Buna karşılık; gelişmekte olan ülkelerin gerçek ve ulusal anlamdaki tehdit algılamalarını, küresel anlamda güçlü ülkeler ne kadar dikkate almakta, ne kadar özen ve duyarlılık göstermektedirler?
Acaba, güçlü ülkeler, kendi ulusal çıkarları yönünde tanımladıkları tehdit algılamalarını, güçsüz ülkelere dayatarak, o ülkelerin ulusal çıkarlarına zarar verecek yaklaşımlar içinde mi bulunuyorlar?
Sıralamaya çalıştığım bu sorulara verilecek cevaplar, küresel boyuttaki güvenlik sorunlarının şekillenmesindeki temel esasları oluşturacaktır.
Biraz fazla kavramsal boyutta konuştuğumun farkındayım. Bu nedenle, bu soyut kavramları daha somut hâle getirme ihtiyacını duymaktayım. Bu kavramları somut hale getirirken hiçbir ülke veya ülkeler grubunu hedef almayacağım. Ancak; yapmaya çalıştığım saptamaları sizlerle paylaşmaya çalışacağım.

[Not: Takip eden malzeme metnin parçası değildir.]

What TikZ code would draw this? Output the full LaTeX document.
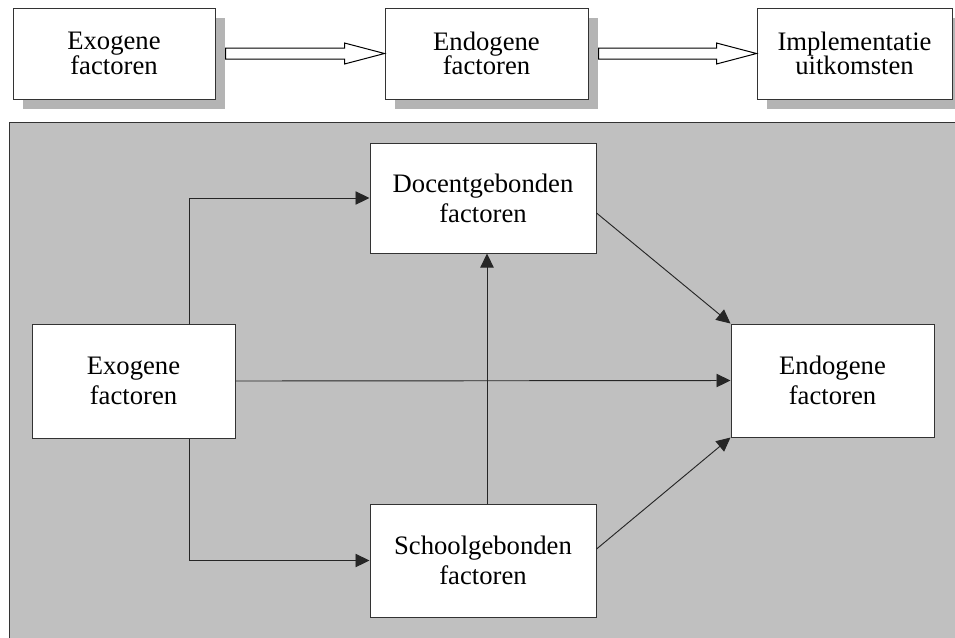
\documentclass[tikz,border=0pt]{standalone}
\usepackage{fontspec}
\setmainfont{Liberation Serif}
\usetikzlibrary{arrows.meta,calc,shadows}
\definecolor{panelgray}{RGB}{192,192,192}
\definecolor{shadowgray}{RGB}{180,180,180}
\begin{document}
\begin{tikzpicture}[x=0.75pt,y=-0.75pt,
  box/.style={draw=black!80,line width=0.75pt,fill=white,align=center,
    inner sep=0pt,font=\fontsize{20}{22.5}\selectfont},
  topbox/.style={box,font=\fontsize{20}{18.5}\selectfont,
    drop shadow={opacity=1,fill=shadowgray,shadow xshift=7.5pt,shadow yshift=-7.5pt}},
  link/.style={draw=black!85,line width=0.7pt,-{Triangle[length=10.5pt,width=10pt]}},
  hollow/.style={draw=black,line width=0.75pt,fill=white,line join=miter}]
\useasboundingbox (0,0) rectangle (955,637);
\begin{scope}
\clip (0,0) rectangle (955,637);

% top row: the three stages
\node[topbox,minimum width=151.5pt,minimum height=68.25pt] (t1) at (114,53.5) {Exogene\\factoren};
\node[topbox,minimum width=152.25pt,minimum height=68.25pt] (t2) at (486.5,53.5) {Endogene\\factoren};
\node[topbox,minimum width=146.25pt,minimum height=68.25pt] (t3) at (854.5,53.5) {Implementatie\\uitkomsten};

% hollow block arrows between the stages
\draw[hollow] ($(t1.east)+(10,-5.5)$) -- ($(t2.west)+(-40,-5.5)$) -- ($(t2.west)+(-40,-10.5)$)
  -- (t2.west) -- ($(t2.west)+(-40,10.5)$) -- ($(t2.west)+(-40,5.5)$) -- ($(t1.east)+(10,5.5)$) -- cycle;
\draw[hollow] ($(t2.east)+(10,-5.5)$) -- ($(t3.west)+(-40,-5.5)$) -- ($(t3.west)+(-40,-10.5)$)
  -- (t3.west) -- ($(t3.west)+(-40,10.5)$) -- ($(t3.west)+(-40,5.5)$) -- ($(t2.east)+(10,5.5)$) -- cycle;

% grey panel with the detailed model
\draw[fill=panelgray,draw=black!80,line width=0.75pt] (9,122) rectangle (975,660);

\node[box,minimum width=152.25pt,minimum height=85.5pt] (exo) at (133.5,381) {Exogene\\factoren};
\node[box,minimum width=169.5pt,minimum height=82.5pt] (doc) at (483,198) {Docentgebonden\\factoren};
\node[box,minimum width=169.5pt,minimum height=84.75pt] (school) at (483,560.5) {Schoolgebonden\\factoren};
\node[box,minimum width=152.25pt,minimum height=84.75pt] (endo) at (832.5,380.5) {Endogene\\factoren};

\coordinate (jx) at (189,0);
\coordinate (vx) at (487,0);

\draw[link] (exo.north -| jx) |- (doc.west);
\draw[link] (exo.south -| jx) |- (school.west);
\draw[link] (exo.east) -- (endo.west);
\draw[link] (school.north -| vx) -- (doc.south -| vx);
\draw[link] ([yshift=-11.25pt]doc.east) -- (endo.north west);
\draw[link] ([yshift=8.6pt]school.east) -- (endo.south west);
\end{scope}
\end{tikzpicture}
\end{document}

Öncelikle; gelişmiş ülkelerin tehdit algılamaları üzerinde durma gereğini duyuyorum. Bu ülkelerin tehdit algılamaları nelerdir? Bunlara bakalım;
Birincisi, ulaştıkları refah seviyelerinin muhafazası ve bu seviyenin yükselmesi yönündeki her olumsuz yaklaşım ve engel, bu ülkeler için bir tehdit olarak algılanmaktadır.
İkincisi, doğrudan kendi ulusal çıkarlarını ve toplumsal düzenlerini tehdit eden terörist faaliyetler bir tehdittir. Ancak, bazı güçlü ülkeler, kendi sosyal ve ekonomik çıkarlarına zarar vermeyen terörist faaliyetleri, bırakın tehdit olarak algılamayı, eğer çıkarlarına uygun ise desteklenecek bir faaliyet olarak görebilmektedirler. Bu husus, bazı ülkelerde terörü tetikleyen bir olgu olarak görülebilir.
Üçüncüsü, yasa dışı göç ve nüfus hareketleri ile uyuşturucu trafiği, önemli bir tehdit olarak algılanırken, küresel boyutta, bu faaliyetleri kendi iç dinamikleri ve hukuksal düzenlemelerinin cesaretlendirdiğini görmezden gelirler.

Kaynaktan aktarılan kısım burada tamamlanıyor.